- Lingiyadih Location in Chhattisgarh, India Lingiyadih Lingiyadih (India)
- Coordinates: 22°04′55″N 82°10′48″E﻿ / ﻿22.081909°N 82.179901°E
- Country: India
- State: Chhattisgarh
- District: Bilaspur

Population (2001)
- • Total: 15,769

Languages
- • Official: Hindi, Chhattisgarhi
- Time zone: UTC+5:30 (IST)
- Vehicle registration: CG

= Lingiyadih =

Lingiyadih is a census town in Bilaspur district in the Indian state of Chhattisgarh.

==Demographics==
As of 2001 India census, Lingiyadih had a population of 15,769. Males constitute 51% of the population and females 49%. Lingiyadih has an average literacy rate of 65%, higher than the national average of 59.5%: male literacy is 73%, and female literacy is 57%. In Lingiyadih, 16% of the population is under six years of age.

Ligniyadih is satellite town of Bilaspur, which was once a village located just across Arpa River flowing across Bilaspur town.

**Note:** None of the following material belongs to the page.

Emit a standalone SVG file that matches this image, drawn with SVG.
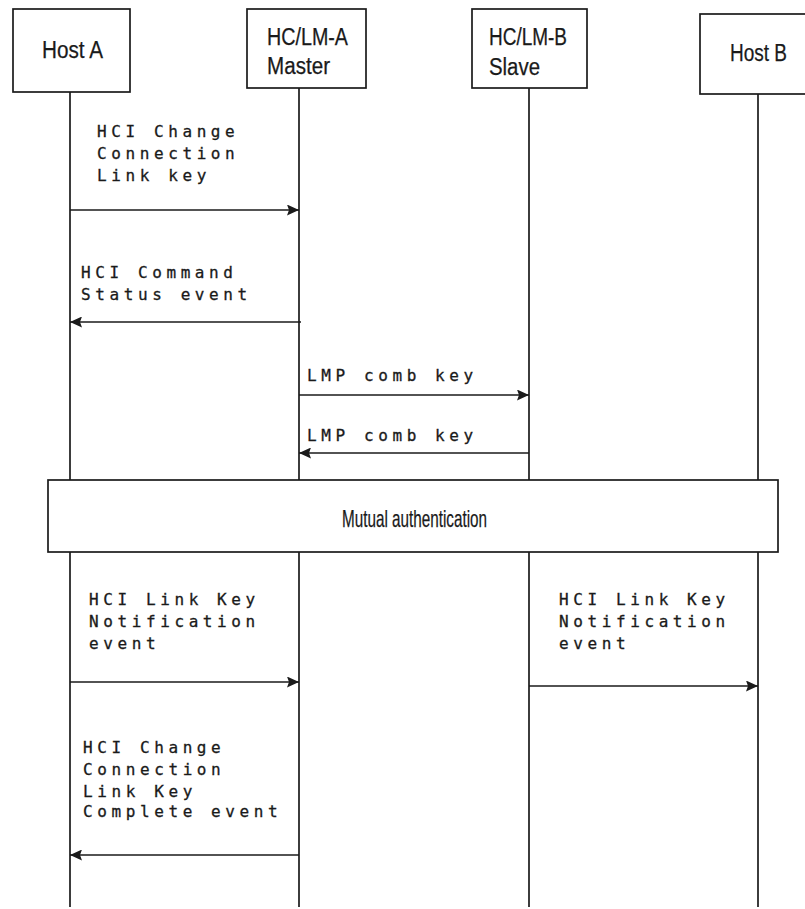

For many years, there was a large brick-kiln owned by Mulji Jagmal Sawaria, who was also a major landholder with his brother Ranchhod Jagmal, had laid a private narrow gauge line in year 1935 for transportation of bricks across Arpa River over a railway-bridge built by him connecting kiln to his work office at Jagmal Chowk in Bilaspur. This railway line was dismantled in 1948.